◆ **GIVEN INSTRUCTION**:
Only the lines from the line containing "Write a Python" through the line containing "return fig.add_axes([x0 /" should be reproduced, please, with no pictures.

◆ **AVAILABLE DATA**:
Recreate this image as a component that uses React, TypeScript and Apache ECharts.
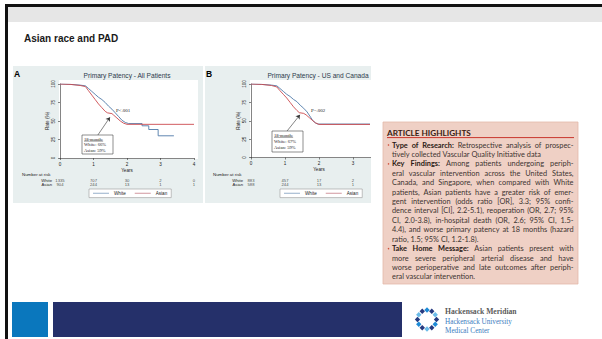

---

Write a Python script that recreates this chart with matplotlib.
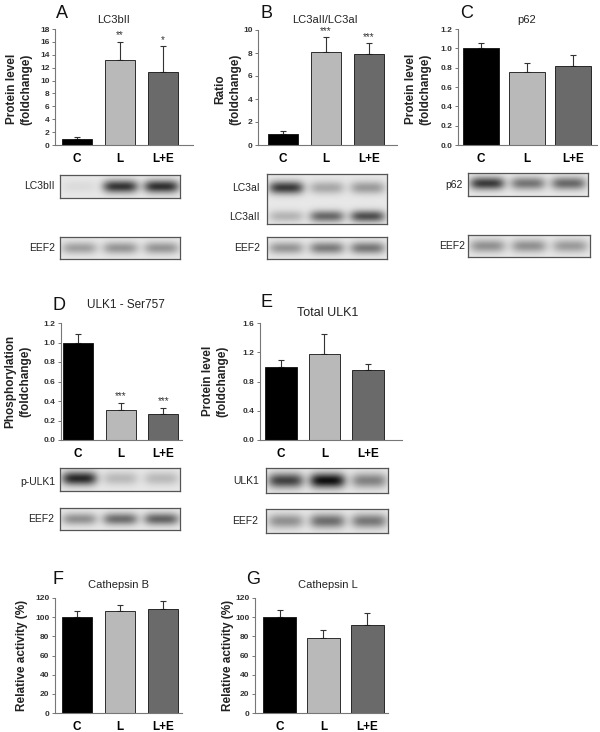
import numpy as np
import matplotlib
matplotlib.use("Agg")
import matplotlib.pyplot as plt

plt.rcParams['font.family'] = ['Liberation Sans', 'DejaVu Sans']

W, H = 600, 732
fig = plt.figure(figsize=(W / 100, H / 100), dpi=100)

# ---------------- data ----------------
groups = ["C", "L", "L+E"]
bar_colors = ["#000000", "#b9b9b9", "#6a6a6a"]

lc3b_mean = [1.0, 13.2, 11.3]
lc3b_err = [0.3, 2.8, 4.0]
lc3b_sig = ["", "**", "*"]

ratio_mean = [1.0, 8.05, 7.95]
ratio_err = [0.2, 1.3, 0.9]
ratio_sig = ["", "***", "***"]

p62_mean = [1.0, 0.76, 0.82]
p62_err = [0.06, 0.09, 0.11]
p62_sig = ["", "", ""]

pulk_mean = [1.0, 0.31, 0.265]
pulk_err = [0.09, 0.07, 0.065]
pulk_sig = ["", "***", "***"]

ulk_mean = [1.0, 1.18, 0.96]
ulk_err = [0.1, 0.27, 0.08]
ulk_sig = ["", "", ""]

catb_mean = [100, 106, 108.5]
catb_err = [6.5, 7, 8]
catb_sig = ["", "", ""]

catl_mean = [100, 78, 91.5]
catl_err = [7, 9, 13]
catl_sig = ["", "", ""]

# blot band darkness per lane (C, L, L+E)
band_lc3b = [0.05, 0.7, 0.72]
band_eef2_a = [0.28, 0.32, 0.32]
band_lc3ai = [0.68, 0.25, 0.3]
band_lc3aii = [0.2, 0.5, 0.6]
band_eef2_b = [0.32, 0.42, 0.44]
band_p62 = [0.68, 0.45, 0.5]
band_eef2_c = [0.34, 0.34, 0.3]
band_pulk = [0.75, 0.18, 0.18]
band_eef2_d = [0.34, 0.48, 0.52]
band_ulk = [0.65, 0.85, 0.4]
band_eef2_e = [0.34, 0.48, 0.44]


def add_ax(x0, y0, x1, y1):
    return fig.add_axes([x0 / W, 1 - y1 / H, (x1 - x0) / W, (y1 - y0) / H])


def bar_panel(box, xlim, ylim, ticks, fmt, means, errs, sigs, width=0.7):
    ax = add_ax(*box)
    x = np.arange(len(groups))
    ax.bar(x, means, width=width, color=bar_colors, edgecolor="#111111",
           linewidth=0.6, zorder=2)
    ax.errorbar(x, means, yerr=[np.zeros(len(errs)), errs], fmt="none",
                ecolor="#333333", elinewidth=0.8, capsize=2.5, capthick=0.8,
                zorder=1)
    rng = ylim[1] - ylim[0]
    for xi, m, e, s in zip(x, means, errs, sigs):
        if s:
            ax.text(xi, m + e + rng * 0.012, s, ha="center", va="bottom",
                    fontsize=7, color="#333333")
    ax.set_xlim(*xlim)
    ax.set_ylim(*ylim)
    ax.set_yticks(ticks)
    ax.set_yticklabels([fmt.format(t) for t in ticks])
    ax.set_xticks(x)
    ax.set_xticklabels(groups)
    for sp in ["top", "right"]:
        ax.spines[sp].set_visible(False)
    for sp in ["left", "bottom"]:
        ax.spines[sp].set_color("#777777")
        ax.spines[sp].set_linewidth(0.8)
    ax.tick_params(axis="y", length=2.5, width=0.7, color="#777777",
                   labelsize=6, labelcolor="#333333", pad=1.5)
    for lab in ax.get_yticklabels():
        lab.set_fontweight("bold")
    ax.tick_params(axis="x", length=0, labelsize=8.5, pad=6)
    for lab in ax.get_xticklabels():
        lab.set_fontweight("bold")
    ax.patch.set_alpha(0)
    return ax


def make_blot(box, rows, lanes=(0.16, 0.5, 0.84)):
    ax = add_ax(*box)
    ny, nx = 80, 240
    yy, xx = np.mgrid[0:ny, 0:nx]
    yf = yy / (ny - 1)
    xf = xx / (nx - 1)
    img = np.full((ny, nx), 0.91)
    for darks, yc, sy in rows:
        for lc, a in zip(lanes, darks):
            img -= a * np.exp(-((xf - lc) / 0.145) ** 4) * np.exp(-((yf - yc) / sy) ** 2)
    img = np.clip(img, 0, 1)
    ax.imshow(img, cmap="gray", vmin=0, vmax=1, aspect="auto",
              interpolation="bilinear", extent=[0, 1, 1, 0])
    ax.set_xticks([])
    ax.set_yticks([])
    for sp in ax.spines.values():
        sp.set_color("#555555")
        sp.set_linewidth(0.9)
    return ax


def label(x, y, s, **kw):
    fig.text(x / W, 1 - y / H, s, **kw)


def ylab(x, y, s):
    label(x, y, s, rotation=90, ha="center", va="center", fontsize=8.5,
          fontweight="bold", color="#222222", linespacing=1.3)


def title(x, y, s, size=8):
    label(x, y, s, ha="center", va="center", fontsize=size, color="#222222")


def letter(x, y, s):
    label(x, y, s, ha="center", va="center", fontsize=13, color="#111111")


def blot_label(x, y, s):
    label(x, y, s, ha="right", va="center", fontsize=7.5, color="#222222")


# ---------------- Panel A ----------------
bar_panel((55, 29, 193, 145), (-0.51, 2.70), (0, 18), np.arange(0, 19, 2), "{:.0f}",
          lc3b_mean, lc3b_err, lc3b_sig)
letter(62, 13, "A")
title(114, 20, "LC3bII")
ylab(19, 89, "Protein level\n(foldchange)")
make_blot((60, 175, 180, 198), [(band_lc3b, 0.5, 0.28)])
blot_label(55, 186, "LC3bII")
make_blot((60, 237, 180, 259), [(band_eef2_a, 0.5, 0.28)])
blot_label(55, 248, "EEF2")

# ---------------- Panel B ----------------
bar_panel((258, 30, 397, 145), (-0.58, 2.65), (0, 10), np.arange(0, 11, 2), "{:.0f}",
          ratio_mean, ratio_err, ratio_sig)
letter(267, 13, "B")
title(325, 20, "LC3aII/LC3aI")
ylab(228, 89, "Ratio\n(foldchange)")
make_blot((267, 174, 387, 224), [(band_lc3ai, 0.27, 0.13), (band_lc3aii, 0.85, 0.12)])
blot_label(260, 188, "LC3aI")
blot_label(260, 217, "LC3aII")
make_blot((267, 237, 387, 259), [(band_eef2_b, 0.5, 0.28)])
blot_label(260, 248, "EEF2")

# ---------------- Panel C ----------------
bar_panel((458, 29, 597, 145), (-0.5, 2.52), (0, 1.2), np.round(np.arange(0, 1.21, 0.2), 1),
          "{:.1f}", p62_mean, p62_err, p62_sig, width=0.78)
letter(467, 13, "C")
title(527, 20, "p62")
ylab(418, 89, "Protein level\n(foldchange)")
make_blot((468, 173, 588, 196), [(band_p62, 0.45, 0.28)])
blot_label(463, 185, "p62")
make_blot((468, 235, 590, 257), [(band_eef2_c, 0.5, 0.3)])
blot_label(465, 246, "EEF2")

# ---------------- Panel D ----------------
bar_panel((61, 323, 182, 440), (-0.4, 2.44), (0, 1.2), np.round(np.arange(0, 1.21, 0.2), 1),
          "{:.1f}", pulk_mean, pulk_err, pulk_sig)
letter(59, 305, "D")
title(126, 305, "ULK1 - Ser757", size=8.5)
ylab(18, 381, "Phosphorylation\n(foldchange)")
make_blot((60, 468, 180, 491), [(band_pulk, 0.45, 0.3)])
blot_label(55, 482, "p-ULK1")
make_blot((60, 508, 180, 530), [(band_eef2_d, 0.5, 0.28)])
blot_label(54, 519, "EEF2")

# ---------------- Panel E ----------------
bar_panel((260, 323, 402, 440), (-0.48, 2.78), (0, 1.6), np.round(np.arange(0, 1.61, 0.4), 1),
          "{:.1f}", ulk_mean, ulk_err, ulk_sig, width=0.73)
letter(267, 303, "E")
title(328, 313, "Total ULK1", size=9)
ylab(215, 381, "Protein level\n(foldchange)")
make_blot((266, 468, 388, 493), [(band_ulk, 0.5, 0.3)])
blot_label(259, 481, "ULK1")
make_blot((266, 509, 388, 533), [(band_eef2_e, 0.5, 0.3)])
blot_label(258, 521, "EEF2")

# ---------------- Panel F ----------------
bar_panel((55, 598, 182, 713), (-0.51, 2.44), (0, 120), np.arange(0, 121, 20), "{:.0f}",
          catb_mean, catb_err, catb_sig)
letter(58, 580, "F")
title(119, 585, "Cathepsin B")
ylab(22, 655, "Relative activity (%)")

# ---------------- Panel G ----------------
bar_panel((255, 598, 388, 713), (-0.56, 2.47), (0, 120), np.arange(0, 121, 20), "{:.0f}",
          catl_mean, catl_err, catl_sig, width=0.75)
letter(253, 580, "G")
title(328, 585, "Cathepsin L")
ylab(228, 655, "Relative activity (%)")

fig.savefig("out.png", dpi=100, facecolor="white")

...

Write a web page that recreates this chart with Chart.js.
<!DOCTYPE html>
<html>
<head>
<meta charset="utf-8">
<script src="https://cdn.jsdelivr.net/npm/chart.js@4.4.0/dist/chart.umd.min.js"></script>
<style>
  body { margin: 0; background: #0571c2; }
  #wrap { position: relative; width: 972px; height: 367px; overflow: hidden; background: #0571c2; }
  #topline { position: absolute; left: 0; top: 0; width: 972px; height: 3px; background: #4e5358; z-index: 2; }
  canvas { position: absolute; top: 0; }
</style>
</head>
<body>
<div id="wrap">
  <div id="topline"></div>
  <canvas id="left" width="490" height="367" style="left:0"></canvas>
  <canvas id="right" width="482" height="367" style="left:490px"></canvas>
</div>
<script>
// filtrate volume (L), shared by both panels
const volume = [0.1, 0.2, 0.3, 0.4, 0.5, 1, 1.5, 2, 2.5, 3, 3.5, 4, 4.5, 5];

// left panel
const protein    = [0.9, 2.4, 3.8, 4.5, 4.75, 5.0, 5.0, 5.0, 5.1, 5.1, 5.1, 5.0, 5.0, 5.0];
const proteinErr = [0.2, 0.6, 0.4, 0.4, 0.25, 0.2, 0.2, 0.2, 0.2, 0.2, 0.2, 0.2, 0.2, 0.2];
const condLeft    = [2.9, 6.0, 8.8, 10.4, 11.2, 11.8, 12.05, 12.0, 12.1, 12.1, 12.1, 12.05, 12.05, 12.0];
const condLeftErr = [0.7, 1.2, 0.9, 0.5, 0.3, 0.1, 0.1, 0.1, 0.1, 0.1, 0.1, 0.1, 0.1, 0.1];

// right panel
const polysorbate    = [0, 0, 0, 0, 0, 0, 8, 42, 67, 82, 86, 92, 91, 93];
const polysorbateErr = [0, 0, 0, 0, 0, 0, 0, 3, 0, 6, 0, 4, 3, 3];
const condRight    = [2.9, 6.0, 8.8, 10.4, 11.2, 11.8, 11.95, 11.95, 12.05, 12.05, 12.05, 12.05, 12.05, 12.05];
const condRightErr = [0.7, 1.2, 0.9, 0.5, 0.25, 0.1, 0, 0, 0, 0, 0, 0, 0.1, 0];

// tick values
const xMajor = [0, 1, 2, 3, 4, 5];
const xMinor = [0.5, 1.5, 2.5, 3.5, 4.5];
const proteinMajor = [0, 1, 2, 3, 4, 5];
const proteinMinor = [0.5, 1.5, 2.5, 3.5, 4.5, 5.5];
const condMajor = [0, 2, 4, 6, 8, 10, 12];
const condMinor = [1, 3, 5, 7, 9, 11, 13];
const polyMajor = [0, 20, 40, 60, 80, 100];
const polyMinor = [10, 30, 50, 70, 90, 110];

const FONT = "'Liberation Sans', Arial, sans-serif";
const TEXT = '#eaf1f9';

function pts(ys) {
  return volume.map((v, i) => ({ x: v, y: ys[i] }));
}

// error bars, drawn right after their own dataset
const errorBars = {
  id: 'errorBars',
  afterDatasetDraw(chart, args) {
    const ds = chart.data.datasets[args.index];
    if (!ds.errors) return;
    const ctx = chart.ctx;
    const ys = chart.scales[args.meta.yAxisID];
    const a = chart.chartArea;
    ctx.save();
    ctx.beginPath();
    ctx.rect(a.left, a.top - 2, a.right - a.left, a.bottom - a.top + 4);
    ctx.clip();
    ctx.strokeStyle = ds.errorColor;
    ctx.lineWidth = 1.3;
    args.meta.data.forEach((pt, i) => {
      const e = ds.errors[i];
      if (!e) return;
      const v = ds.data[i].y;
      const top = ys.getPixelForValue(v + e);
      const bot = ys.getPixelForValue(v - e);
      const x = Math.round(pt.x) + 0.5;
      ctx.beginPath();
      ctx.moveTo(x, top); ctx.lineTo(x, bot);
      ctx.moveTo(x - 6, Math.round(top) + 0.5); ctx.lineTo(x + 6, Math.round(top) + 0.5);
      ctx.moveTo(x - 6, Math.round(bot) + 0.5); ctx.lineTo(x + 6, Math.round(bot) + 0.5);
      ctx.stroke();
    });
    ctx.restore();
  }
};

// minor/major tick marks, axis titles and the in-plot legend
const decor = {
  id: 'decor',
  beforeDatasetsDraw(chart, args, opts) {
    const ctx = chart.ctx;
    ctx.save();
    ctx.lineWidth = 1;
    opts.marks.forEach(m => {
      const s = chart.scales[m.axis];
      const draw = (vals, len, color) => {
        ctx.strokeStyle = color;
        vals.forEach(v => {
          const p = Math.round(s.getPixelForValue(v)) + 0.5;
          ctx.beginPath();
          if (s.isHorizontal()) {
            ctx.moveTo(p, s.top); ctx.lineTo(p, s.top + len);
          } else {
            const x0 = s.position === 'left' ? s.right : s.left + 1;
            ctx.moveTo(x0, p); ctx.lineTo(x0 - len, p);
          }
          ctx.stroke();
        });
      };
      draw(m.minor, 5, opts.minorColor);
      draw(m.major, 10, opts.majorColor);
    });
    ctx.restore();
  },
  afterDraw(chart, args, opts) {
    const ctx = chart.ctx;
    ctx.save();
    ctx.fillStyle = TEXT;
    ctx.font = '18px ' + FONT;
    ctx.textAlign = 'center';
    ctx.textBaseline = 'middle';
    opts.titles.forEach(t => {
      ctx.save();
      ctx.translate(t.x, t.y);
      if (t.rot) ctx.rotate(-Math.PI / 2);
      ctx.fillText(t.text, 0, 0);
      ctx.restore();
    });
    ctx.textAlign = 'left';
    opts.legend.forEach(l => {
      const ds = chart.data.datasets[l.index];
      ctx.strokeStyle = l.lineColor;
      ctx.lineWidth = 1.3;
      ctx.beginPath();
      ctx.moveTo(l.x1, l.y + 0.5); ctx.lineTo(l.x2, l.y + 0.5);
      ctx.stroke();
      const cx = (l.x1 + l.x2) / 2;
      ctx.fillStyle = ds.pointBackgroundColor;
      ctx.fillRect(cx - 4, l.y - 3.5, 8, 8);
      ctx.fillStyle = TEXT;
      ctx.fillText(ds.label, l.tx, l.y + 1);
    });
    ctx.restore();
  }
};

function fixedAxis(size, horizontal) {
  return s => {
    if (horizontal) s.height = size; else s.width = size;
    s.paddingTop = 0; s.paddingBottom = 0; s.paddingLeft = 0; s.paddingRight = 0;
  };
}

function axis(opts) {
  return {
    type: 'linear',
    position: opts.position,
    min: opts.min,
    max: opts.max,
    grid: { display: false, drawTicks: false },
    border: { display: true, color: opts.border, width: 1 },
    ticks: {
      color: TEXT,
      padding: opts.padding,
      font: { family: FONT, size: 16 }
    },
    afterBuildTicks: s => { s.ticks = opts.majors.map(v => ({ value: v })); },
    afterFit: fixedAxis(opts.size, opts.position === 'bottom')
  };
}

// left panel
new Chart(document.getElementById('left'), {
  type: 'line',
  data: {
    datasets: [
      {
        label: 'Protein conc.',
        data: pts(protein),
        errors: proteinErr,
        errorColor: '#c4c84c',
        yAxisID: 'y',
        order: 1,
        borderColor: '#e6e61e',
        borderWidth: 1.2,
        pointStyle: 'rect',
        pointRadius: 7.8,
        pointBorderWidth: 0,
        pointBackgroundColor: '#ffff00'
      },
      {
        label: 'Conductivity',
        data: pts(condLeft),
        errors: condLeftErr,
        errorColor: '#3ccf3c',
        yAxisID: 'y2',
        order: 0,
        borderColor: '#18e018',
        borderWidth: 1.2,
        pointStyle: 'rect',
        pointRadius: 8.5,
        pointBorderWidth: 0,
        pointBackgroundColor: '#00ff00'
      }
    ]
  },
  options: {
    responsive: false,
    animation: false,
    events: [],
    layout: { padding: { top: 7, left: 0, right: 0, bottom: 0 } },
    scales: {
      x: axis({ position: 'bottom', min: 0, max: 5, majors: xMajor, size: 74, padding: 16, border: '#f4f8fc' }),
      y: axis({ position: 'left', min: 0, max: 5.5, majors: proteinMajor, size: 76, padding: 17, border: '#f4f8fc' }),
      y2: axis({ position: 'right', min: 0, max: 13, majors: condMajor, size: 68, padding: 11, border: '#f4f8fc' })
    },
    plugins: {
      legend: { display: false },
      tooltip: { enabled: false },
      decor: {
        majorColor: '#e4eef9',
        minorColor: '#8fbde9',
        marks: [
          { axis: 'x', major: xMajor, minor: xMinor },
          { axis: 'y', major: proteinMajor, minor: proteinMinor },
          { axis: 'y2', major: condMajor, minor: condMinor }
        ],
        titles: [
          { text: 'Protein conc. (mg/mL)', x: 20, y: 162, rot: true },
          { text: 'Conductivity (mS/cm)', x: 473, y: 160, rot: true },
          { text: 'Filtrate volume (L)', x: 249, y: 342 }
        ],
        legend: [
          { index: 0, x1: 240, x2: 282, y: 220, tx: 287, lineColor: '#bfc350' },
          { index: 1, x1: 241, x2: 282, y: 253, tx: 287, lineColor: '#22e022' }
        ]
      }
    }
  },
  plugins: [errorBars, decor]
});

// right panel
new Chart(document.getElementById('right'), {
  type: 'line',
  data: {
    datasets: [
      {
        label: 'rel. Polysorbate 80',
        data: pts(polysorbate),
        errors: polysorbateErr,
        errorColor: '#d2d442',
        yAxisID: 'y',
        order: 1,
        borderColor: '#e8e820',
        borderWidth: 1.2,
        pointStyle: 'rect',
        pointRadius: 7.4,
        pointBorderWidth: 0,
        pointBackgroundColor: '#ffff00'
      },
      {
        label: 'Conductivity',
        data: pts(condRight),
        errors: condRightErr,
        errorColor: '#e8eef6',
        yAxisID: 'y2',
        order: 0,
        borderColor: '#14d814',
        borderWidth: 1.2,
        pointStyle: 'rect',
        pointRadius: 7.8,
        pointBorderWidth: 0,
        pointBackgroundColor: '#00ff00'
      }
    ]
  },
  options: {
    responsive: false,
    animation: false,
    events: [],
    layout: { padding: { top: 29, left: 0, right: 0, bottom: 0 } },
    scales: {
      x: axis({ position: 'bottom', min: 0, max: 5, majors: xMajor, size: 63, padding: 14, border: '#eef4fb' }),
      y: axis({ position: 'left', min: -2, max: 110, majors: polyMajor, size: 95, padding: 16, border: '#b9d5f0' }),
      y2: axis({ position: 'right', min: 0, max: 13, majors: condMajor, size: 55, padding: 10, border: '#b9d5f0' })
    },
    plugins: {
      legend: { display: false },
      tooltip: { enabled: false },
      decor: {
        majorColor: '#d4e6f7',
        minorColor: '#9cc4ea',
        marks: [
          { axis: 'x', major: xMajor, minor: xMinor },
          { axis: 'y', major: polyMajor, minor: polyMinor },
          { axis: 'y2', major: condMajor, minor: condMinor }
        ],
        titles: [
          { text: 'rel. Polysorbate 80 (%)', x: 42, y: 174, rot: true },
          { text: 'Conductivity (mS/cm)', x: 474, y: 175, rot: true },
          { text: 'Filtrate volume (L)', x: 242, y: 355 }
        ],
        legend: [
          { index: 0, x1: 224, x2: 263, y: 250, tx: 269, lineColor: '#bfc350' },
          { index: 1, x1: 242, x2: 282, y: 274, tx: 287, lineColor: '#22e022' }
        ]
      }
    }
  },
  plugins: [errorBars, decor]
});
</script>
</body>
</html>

◆ **FINAL ANSWER**:
Write a Python script that recreates this chart with matplotlib.
import numpy as np
import matplotlib
matplotlib.use("Agg")
import matplotlib.pyplot as plt

plt.rcParams['font.family'] = ['Liberation Sans', 'DejaVu Sans']

W, H = 600, 732
fig = plt.figure(figsize=(W / 100, H / 100), dpi=100)

# ---------------- data ----------------
groups = ["C", "L", "L+E"]
bar_colors = ["#000000", "#b9b9b9", "#6a6a6a"]

lc3b_mean = [1.0, 13.2, 11.3]
lc3b_err = [0.3, 2.8, 4.0]
lc3b_sig = ["", "**", "*"]

ratio_mean = [1.0, 8.05, 7.95]
ratio_err = [0.2, 1.3, 0.9]
ratio_sig = ["", "***", "***"]

p62_mean = [1.0, 0.76, 0.82]
p62_err = [0.06, 0.09, 0.11]
p62_sig = ["", "", ""]

pulk_mean = [1.0, 0.31, 0.265]
pulk_err = [0.09, 0.07, 0.065]
pulk_sig = ["", "***", "***"]

ulk_mean = [1.0, 1.18, 0.96]
ulk_err = [0.1, 0.27, 0.08]
ulk_sig = ["", "", ""]

catb_mean = [100, 106, 108.5]
catb_err = [6.5, 7, 8]
catb_sig = ["", "", ""]

catl_mean = [100, 78, 91.5]
catl_err = [7, 9, 13]
catl_sig = ["", "", ""]

# blot band darkness per lane (C, L, L+E)
band_lc3b = [0.05, 0.7, 0.72]
band_eef2_a = [0.28, 0.32, 0.32]
band_lc3ai = [0.68, 0.25, 0.3]
band_lc3aii = [0.2, 0.5, 0.6]
band_eef2_b = [0.32, 0.42, 0.44]
band_p62 = [0.68, 0.45, 0.5]
band_eef2_c = [0.34, 0.34, 0.3]
band_pulk = [0.75, 0.18, 0.18]
band_eef2_d = [0.34, 0.48, 0.52]
band_ulk = [0.65, 0.85, 0.4]
band_eef2_e = [0.34, 0.48, 0.44]


def add_ax(x0, y0, x1, y1):
    return fig.add_axes([x0 / W, 1 - y1 / H, (x1 - x0) / W, (y1 - y0) / H])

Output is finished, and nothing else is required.